Bimaristan: Islamic roots of modern hospitals
While in Europe in the Middle Ages, patients were expelled to special institutions outside the city gates, in which they were isolated from society and, mainly, depended on the mercy of wealthy benefactors, a different approach to patients was cultivated in the Islamic world, writes Dunya Ramadan.
If you read the descriptions of Arab and Persian travelers , doctors and scientists, you get the impression that hospitals in the Islamic world sometimes resembled more luxurious rehabilitation centers or spiritual oases of well-being.
Arab poet and traveler Ibn Jubair(1145-1217) compared al-Muqtadiri hospital on the banks of the Tigris River to “a royal palace where all the amenities are offered.” During this period, hospitals or bimaristans in large Muslim metropolises such as Damascus, Cairo, Cordoba, Baghdad, experienced their heyday. The name “bimaristan” comes from Persian and can be translated as “home of the sick.” Under the Abbasid caliph Harun al-Rashid (763-809), Baghdad is said to have had several hundred hospitals. The high ethical standards applied in them make them the forerunners of modern treatment centers. It offered not only free treatment and medicine, but also food and accommodation in clean rooms. Hospitals were secularly run, with doctors treating all people regardless of ethnicity or religion. By law, they were forbidden to refuse the disadvantaged or travelers. In addition to Muslims, Jewish and Christian doctors also worked in hospitals.
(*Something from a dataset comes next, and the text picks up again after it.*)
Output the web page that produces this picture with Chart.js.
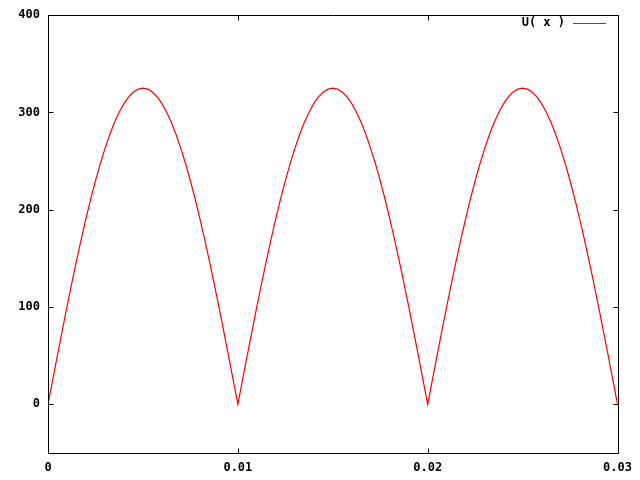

The charter of the bimaristan Kalown, built in the 13th century. by the Mamluk Sultan Kalown in Cairo, states: “The hospital should hold all patients, men and women, until they are fully recovered. All costs are borne by the hospital, whether people come from far away or not, whether they are locals or foreigners, strong or weak, low or high, rich or poor, employed or unemployed, blind or sick, physically or mentally ill, educated or illiterate. “
Spanish professor Victor Palleha de Bustinza writes in National Geographic History magazine that both the rich and the poor in Baghdad could be operated on by great physicians such as the Persian physician Abu Bakr Muhammad ibn Zakariya al-Razi .
Bimaristans were divided into separate wards and departments, for example, infectious, eye diseases, for surgical and non-surgical cases. Al-Razi established the first psychiatric ward in a hospital in Baghdad, although Christendom at the time believed that mentally ill people were possessed by the devil. Men and women were housed separately and looked after by male and female staff, respectively. Most hospitals were located in close proximity to universities, so medical students accompanied doctors on rounds and took medical records.
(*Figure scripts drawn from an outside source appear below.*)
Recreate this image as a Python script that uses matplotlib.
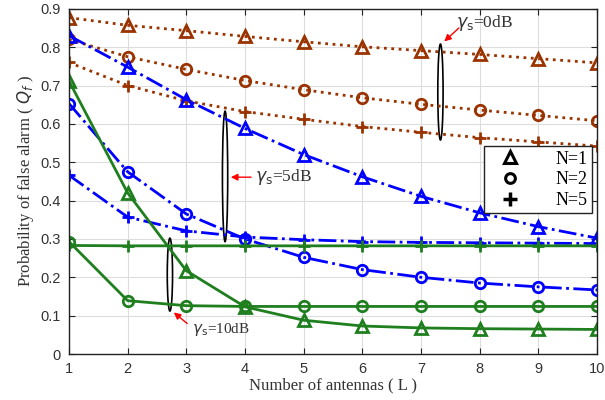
import matplotlib
matplotlib.use("Agg")
import matplotlib.pyplot as plt
from matplotlib.patches import Ellipse

L = [1, 2, 3, 4, 5, 6, 7, 8, 9, 10]

# gamma_s = 0 dB
p0_n1 = [0.877, 0.857, 0.843, 0.828, 0.814, 0.801, 0.791, 0.781, 0.770, 0.759]
p0_n2 = [0.820, 0.775, 0.742, 0.713, 0.689, 0.668, 0.651, 0.636, 0.622, 0.608]
p0_n5 = [0.760, 0.700, 0.660, 0.632, 0.612, 0.593, 0.578, 0.564, 0.553, 0.542]
# gamma_s = 5 dB
p5_n1 = [0.830, 0.748, 0.663, 0.588, 0.520, 0.462, 0.411, 0.368, 0.332, 0.302]
p5_n2 = [0.653, 0.475, 0.365, 0.300, 0.252, 0.220, 0.200, 0.185, 0.175, 0.167]
p5_n5 = [0.466, 0.357, 0.321, 0.305, 0.298, 0.293, 0.291, 0.290, 0.289, 0.288]
# gamma_s = 10 dB
p10_n1 = [0.712, 0.420, 0.217, 0.123, 0.088, 0.073, 0.068, 0.066, 0.065, 0.064]
p10_n2 = [0.293, 0.139, 0.126, 0.124, 0.124, 0.124, 0.124, 0.124, 0.124, 0.124]
p10_n5 = [0.283, 0.282, 0.282, 0.282, 0.282, 0.282, 0.282, 0.282, 0.282, 0.282]

legend_labels = ["N=1", "N=2", "N=5"]

brown = "#9a3300"
blue = "#0000ff"
green = "#1f7f1f"

fig = plt.figure(figsize=(6.05, 4.0), dpi=100)
ax = fig.add_axes([0.114, 0.115, 0.873, 0.863])

serif = ["Liberation Serif", "DejaVu Serif"]
sans = ["Liberation Sans", "DejaVu Sans"]

def draw(y, color, ls, marker):
    ax.plot(L, y, color=color, linestyle=ls, linewidth=2, marker=marker,
            markersize=8 if marker != "o" else 7.5, markerfacecolor="none",
            markeredgecolor=color, markeredgewidth=2)

draw(p0_n1, brown, ":", "^")
draw(p0_n2, brown, ":", "o")
draw(p0_n5, brown, ":", "+")
draw(p5_n1, blue, "-.", "^")
draw(p5_n2, blue, "-.", "o")
draw(p5_n5, blue, "-.", "+")
draw(p10_n1, green, "-", "^")
draw(p10_n2, green, "-", "o")
draw(p10_n5, green, "-", "+")

ax.set_xlim(1, 10)
ax.set_ylim(0, 0.9)
ax.set_xticks(L)
ax.set_yticks([0, 0.1, 0.2, 0.3, 0.4, 0.5, 0.6, 0.7, 0.8, 0.9])
ax.set_yticklabels(["0", "0.1", "0.2", "0.3", "0.4", "0.5", "0.6", "0.7", "0.8", "0.9"])
ax.grid(True, color="#dddddd", linewidth=0.8)
ax.set_axisbelow(True)
ax.tick_params(direction="in", length=4, labelsize=10.5, top=True, right=True,
               colors="#222222", labelcolor="#333333", pad=6)
for lab in ax.get_xticklabels() + ax.get_yticklabels():
    lab.set_fontfamily(sans)
for s in ax.spines.values():
    s.set_color("#222222")
    s.set_linewidth(1.0)

ax.set_xlabel("Number of antennas ( L )", fontfamily=serif, fontsize=12, color="#333333", labelpad=1)
ax.set_ylabel(r"Probability of false alarm ( $Q_f$ )", fontfamily=serif, fontsize=12, color="#333333", labelpad=3)

# legend proxies
h1, = ax.plot([], [], linestyle="none", marker="^", markersize=8, markerfacecolor="none",
              markeredgecolor="black", markeredgewidth=2.2)
h2, = ax.plot([], [], linestyle="none", marker="o", markersize=7, markerfacecolor="none",
              markeredgecolor="black", markeredgewidth=2.2)
h3, = ax.plot([], [], linestyle="none", marker="+", markersize=10, markerfacecolor="none",
              markeredgecolor="black", markeredgewidth=2.5)
leg = ax.legend([h1, h2, h3], legend_labels, loc="upper right",
                bbox_to_anchor=(0.99, 0.602), borderaxespad=0.0,
                prop={"family": serif, "size": 13},
                fancybox=False, edgecolor="#222222", framealpha=1, handletextpad=1.3,
                borderpad=0.25, labelspacing=0.2, handlelength=2.4)
leg.get_frame().set_linewidth(1.0)

# ellipses and annotations
ax.add_patch(Ellipse((7.33, 0.683), 0.09, 0.25, fill=False, edgecolor="black", linewidth=1.2))
ax.add_patch(Ellipse((3.66, 0.463), 0.09, 0.34, fill=False, edgecolor="black", linewidth=1.2))
ax.add_patch(Ellipse((2.72, 0.207), 0.09, 0.19, fill=False, edgecolor="black", linewidth=1.2))

ax.annotate("", xy=(7.36, 0.81), xytext=(7.68, 0.855),
            arrowprops=dict(arrowstyle="-|>", color="red", lw=1, mutation_scale=10))
ax.text(7.6, 0.862, r"$\gamma_{\rm s}$=0dB", fontfamily=serif, fontsize=12.5, color="#333333",
        ha="left", va="center")

ax.annotate("", xy=(3.71, 0.461), xytext=(4.15, 0.461),
            arrowprops=dict(arrowstyle="-|>", color="red", lw=1, mutation_scale=10))
ax.text(4.17, 0.461, r"$\gamma_{\rm s}$=5dB", fontfamily=serif, fontsize=12.5, color="#333333",
        ha="left", va="center")

ax.annotate("", xy=(2.75, 0.113), xytext=(3.05, 0.075),
            arrowprops=dict(arrowstyle="-|>", color="red", lw=1, mutation_scale=10))
ax.text(3.1, 0.063, r"$\gamma_{\rm s}$=10dB", fontfamily=serif, fontsize=11, color="#333333",
        ha="left", va="center")

fig.savefig("out.png", dpi=100)
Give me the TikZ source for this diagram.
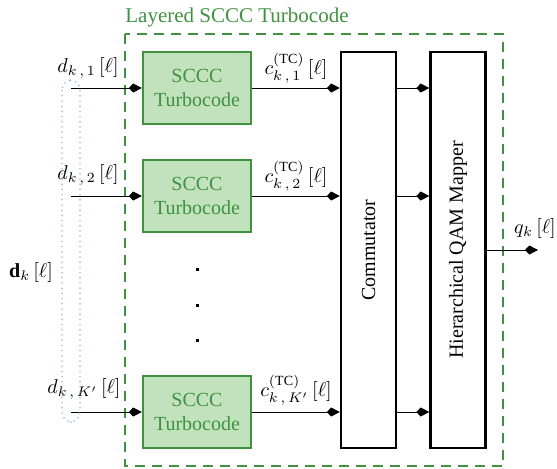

Physicians at that time attached great importance to the mental health of patients. This was also reflected in the design and atmosphere of the bimaristans, which can be found in descriptions of contemporaries or seen in surviving hospitals in Damascus or Cairo. The fountain in the green courtyard, the splash of water and the warm rays of the sun were supposed to have a calming effect on the patients. In hospitals, treatment was carried out with the help of music, for which they had their own regular musicians. Some descriptions of bimaristans also mention the scent of jasmine flowers.
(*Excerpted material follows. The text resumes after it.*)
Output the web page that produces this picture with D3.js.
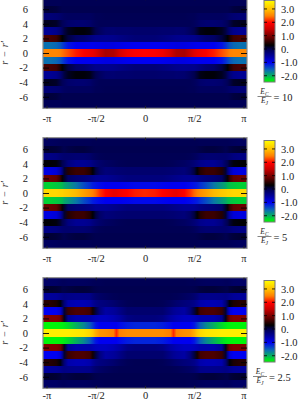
<!DOCTYPE html>
<html><head><meta charset="utf-8">
<style>html,body{margin:0;padding:0;background:#fff;overflow:hidden}svg{display:block}text{font-family:"Liberation Serif",serif;fill:#222}</style>
<script src="https://cdn.jsdelivr.net/npm/d3@7"></script></head>
<body><svg id="c" width="302" height="401"></svg>
<script>
const ratios = ["10", "5", "2.5"];
const rows = [0, 1, 2, 3, 4, 5, 6, 7];
// phase of each sample, in units of pi, from -pi to 0 (mirrored for 0 to pi)
const phases = [-1,-.96,-.9,-.86,-.84,-.82,-.78,-.7,-.62,-.56,-.53,-.5,-.46,-.4,-.32,-.29,-.26,-.18,-.1,0];
const panelA = [
 [2.55,2.55,2.55,2.5,2.45,2.4,2.3,2.1,1.95,1.85,1.8,1.7,1.5,1.3,1.35,1.45,1.6,1.85,1.95,2.0],
 [-1.6,-1.6,-1.55,-1.45,-1.35,-1.25,-1.1,-1,-.98,-.98,-.98,-.96,-.95,-.92,-.92,-.94,-.95,-.98,-1,-1],
 [.7,.7,.65,.45,.3,.2,.05,-.15,-.2,-.3,-.35,-.4,-.4,-.42,-.4,-.38,-.35,-.3,-.25,-.25],
 [-.45,-.45,-.4,-.25,-.1,.05,.18,.27,.27,.22,.1,0,-.1,-.2,-.22,-.2,-.2,-.2,-.18,-.18],
 [.18,.18,.15,.03,-.05,-.1,-.18,-.22,-.22,-.18,-.12,-.08,-.05,-.05,-.05,-.05,-.05,-.05,-.05,-.05],
 [-.25,-.25,-.22,-.18,-.15,-.12,-.1,-.1,-.1,-.1,-.08,-.05,-.05,-.03,-.03,-.03,-.03,-.03,-.03,-.03],
 [.08,.08,.06,.02,0,0,0,0,0,0,0,0,0,0,0,0,0,0,0,0],
 [-.05,-.05,-.05,-.05,-.03,-.03,-.03,-.03,-.03,-.03,-.03,-.03,-.03,-.03,-.03,-.03,-.03,-.03,-.03,-.03]
];
const panelB = [
 [3.25,3.25,3.25,3.2,3.2,3.15,3.1,2.95,2.75,2.6,2.5,2.4,2.2,2.0,1.8,1.82,1.88,2.0,2.1,2.15],
 [-2.2,-2.2,-2.15,-2.1,-2.05,-1.95,-1.85,-1.65,-1.4,-1.25,-1.15,-1.1,-1.05,-1,-1,-1,-1,-1.02,-1.05,-1.05],
 [.9,.9,.85,.6,.35,.15,-.15,-.25,-.3,-.35,-.4,-.45,-.45,-.45,-.4,-.38,-.35,-.3,-.3,-.3],
 [-.9,-.9,-.85,-.6,-.3,.1,.5,.62,.62,.5,.28,.05,-.15,-.28,-.25,-.23,-.22,-.2,-.2,-.2],
 [.28,.28,.25,.12,0,-.1,-.32,-.45,-.45,-.4,-.32,-.25,-.18,-.12,-.08,-.06,-.05,-.03,-.03,-.03],
 [-.35,-.35,-.32,-.25,-.22,-.2,-.2,-.22,-.22,-.18,-.12,-.08,-.05,-.03,-.03,-.03,-.03,-.03,-.03,-.03],
 [.1,.1,.08,.05,.02,0,.03,.06,.06,.03,.01,0,0,0,0,0,0,0,0,0],
 [-.1,-.1,-.08,-.06,-.05,-.05,-.05,-.05,-.05,-.05,-.03,-.03,-.03,-.03,-.03,-.03,-.03,-.03,-.03,-.03]
];
const panelC = [
 [3.5,3.5,3.5,3.5,3.5,3.5,3.5,3.45,3.4,3.25,3.1,2.85,2.65,2.6,2.5,2.15,2.5,2.6,2.6,2.6],
 [-2.42,-2.42,-2.42,-2.4,-2.38,-2.35,-2.25,-2.0,-1.75,-1.5,-1.3,-1.1,-1,-1,-1,-1,-1.05,-1.15,-1.2,-1.2],
 [1.05,1.05,1.05,.95,.7,.2,-.45,-.6,-.6,-.6,-.65,-.7,-.72,-.72,-.65,-.6,-.55,-.35,-.3,-.3],
 [-1,-1,-1,-.85,-.5,.1,.62,.72,.72,.66,.4,.05,-.3,-.55,-.5,-.45,-.38,-.2,-.2,-.2],
 [.5,.5,.45,.28,.05,-.25,-.6,-.65,-.65,-.6,-.48,-.38,-.32,-.28,-.2,-.16,-.12,-.05,-.03,-.03],
 [-.5,-.5,-.48,-.42,-.38,-.35,-.38,-.4,-.4,-.38,-.28,-.2,-.15,-.1,-.05,-.04,-.03,-.03,-.03,-.03],
 [.12,.12,.1,.07,.03,.03,.05,.08,.08,.06,.03,.01,0,0,0,0,0,0,0,0],
 [-.15,-.15,-.14,-.1,-.08,-.08,-.1,-.1,-.1,-.08,-.06,-.05,-.05,-.03,-.03,-.03,-.03,-.03,-.03,-.03]
];
const panels = [panelA, panelB, panelC];
const colorValues = [-2.47,-2.3,-1.6,-1,-.5,0,.3,.8,1.5,2,2.5,3,3.67];
const colorList = ["#00ff00","#00e020","#0a70b0","#0000f0","#00009a","#000050","#000000","#5a0000","#c80000","#ff0000","#ff8000","#ffc000","#ffff00"];
const yTicks = [-6,-4,-2,0,2,4,6];
const xTicks = [-Math.PI,-Math.PI/2,0,Math.PI/2,Math.PI];
const xTickLabels = ["-π","-π/2","0","π/2","π"];
const barTicks = [-2,-1,0,1,2,3];
const barLabels = ["-2.0","-1.0","0.","1.0","2.0","3.0"];

const color = d3.scaleLinear().domain(colorValues).range(colorList).clamp(true);
const svg = d3.select("#c");
const defs = svg.append("defs");
const x = d3.scaleLinear().domain([-Math.PI,Math.PI]).range([46.5,243.5]);
const xEdge = [43,247];
const allPhases = phases.concat(phases.slice(0,-1).reverse().map(p=>-p));

panels.forEach((panel,pi)=>{
  const off = pi*140;
  const g = svg.append("g").attr("transform",`translate(0,${off})`);
  const y = d3.scaleLinear().domain([-7.58,7.58]).range([108.3,-2.3]);
  const rowH = Math.abs(y(1)-y(0));
  const rowList = rows.slice().reverse().map(r=>-r).concat(rows.slice(1));
  rowList.forEach(r=>{
    const vals = panel[Math.abs(r)];
    const full = vals.concat(vals.slice(0,-1).reverse());
    const id = `g${pi}_${r+8}`;
    const lg = defs.append("linearGradient").attr("id",id).attr("gradientUnits","userSpaceOnUse")
      .attr("x1",x(-Math.PI)).attr("x2",x(Math.PI)).attr("y1",0).attr("y2",0);
    lg.selectAll("stop").data(full).join("stop")
      .attr("offset",(d,i)=>(allPhases[i]+1)/2)
      .attr("stop-color",d=>color(d));
    g.append("rect").attr("x",xEdge[0]).attr("width",xEdge[1]-xEdge[0])
      .attr("y",y(r)-rowH/2).attr("height",rowH).attr("shape-rendering","crispEdges").attr("fill",`url(#${id})`);
  });
  // frame
  g.append("rect").attr("x",xEdge[0]).attr("y",y.range()[1]).attr("width",xEdge[1]-xEdge[0])
    .attr("height",y.range()[0]-y.range()[1]).attr("fill","none").attr("stroke","#8a8a8a").attr("stroke-width",1.2);
  // axes
  const ax = g.append("g").attr("transform",`translate(${xEdge[0]},0)`)
    .call(d3.axisLeft(y).tickValues(yTicks).tickSize(-6).tickPadding(15).tickFormat(d=>d));
  ax.select(".domain").remove();
  ax.selectAll("line").attr("stroke","#000").attr("stroke-width",.9);
  ax.selectAll("text").attr("font-size",10.5).attr("fill","#222");
  const ar = g.append("g").attr("transform",`translate(${xEdge[1]},0)`)
    .call(d3.axisRight(y).tickValues(yTicks).tickSize(-6).tickFormat(""));
  ar.select(".domain").remove();
  ar.selectAll("line").attr("stroke","#000").attr("stroke-width",.9);
  const bx = g.append("g").attr("transform",`translate(0,${y.range()[0]})`)
    .call(d3.axisBottom(x).tickValues(xTicks).tickSize(-2.5).tickPadding(pi===2?3:6).tickFormat((d,i)=>xTickLabels[i]));
  bx.select(".domain").remove();
  bx.selectAll("line").attr("stroke","#222");
  bx.selectAll("text").attr("font-size",10.5).attr("fill","#222");
  const tx = g.append("g").attr("transform",`translate(0,${y.range()[1]})`)
    .call(d3.axisTop(x).tickValues(xTicks).tickSize(-2.5).tickFormat(""));
  tx.select(".domain").remove();
  tx.selectAll("line").attr("stroke","#222");
  // axis title
  g.append("text").attr("transform",`translate(8,53) rotate(-90)`).attr("text-anchor","middle")
    .attr("font-size",10).attr("font-style","italic").attr("word-spacing",1).text("r − r′");

  // colour bar
  const barY = d3.scaleLinear().domain([-2.47,3.67]).range([82,0]);
  const bid = `bar${pi}`;
  const blg = defs.append("linearGradient").attr("id",bid).attr("x1",0).attr("x2",0).attr("y1",1).attr("y2",0);
  blg.selectAll("stop").data(colorValues).join("stop")
    .attr("offset",d=>(d+2.47)/6.14).attr("stop-color",d=>color(d));
  g.append("rect").attr("x",264).attr("y",Math.max(barY(3.67),0.5)).attr("width",11).attr("height",81.5)
    .attr("fill",`url(#${bid})`).attr("stroke","#777").attr("stroke-width",1);
  const ba = g.append("g").attr("transform","translate(275,0)")
    .call(d3.axisRight(barY).tickValues(barTicks).tickSize(0).tickPadding(6).tickFormat((d,i)=>barLabels[i]));
  ba.select(".domain").remove();
  ba.selectAll("text").attr("font-size",10.5).attr("fill","#222");
  barTicks.forEach(t=>{
    g.append("line").attr("x1",264).attr("x2",267).attr("y1",barY(t)).attr("y2",barY(t)).attr("stroke","#000").attr("stroke-width",.8);
    g.append("line").attr("x1",272).attr("x2",275).attr("y1",barY(t)).attr("y2",barY(t)).attr("stroke","#000").attr("stroke-width",.8);
  });
  // caption
  const cx = pi===2 ? 260 : 264.5;
  const cap = g.append("g").attr("font-size",7.5).attr("font-style","italic");
  const t1 = cap.append("text").attr("x",cx).attr("y",94).attr("text-anchor","middle").text("E");
  t1.append("tspan").attr("font-size",5.5).attr("dy",1.5).text("C");
  const t2 = cap.append("text").attr("x",cx).attr("y",103).attr("text-anchor","middle").text("E");
  t2.append("tspan").attr("font-size",5.5).attr("dy",1.5).text("J");
  g.append("line").attr("x1",cx-7).attr("x2",cx+7).attr("y1",96.5).attr("y2",96.5).attr("stroke","#333").attr("stroke-width",.6);
  g.append("text").attr("x",cx+9).attr("y",100.5).attr("font-size",10.5).text("= "+ratios[pi]);
});
</script></body></html>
Muslim doctors knew about hygiene. Before the construction of a new hospital in Baghdad, the Abbasid Caliph al-Muqtafi (875-908) asked al-Razi to find the best place for it. He hung out pieces of fresh meat in various parts of the city, and a few days later checked the degree of spoilage. The place where the meat was least rotted was named by ar-Razi the most suitable for the new bimaristan.
This almost utopian system functioned thanks to waqfs – charitable foundations. Paying zakat or compulsory charity is a religious duty of Muslims and is considered one of the five pillars of Islam. Thus, public hospitals were funded mainly by donations from wealthy philanthropists.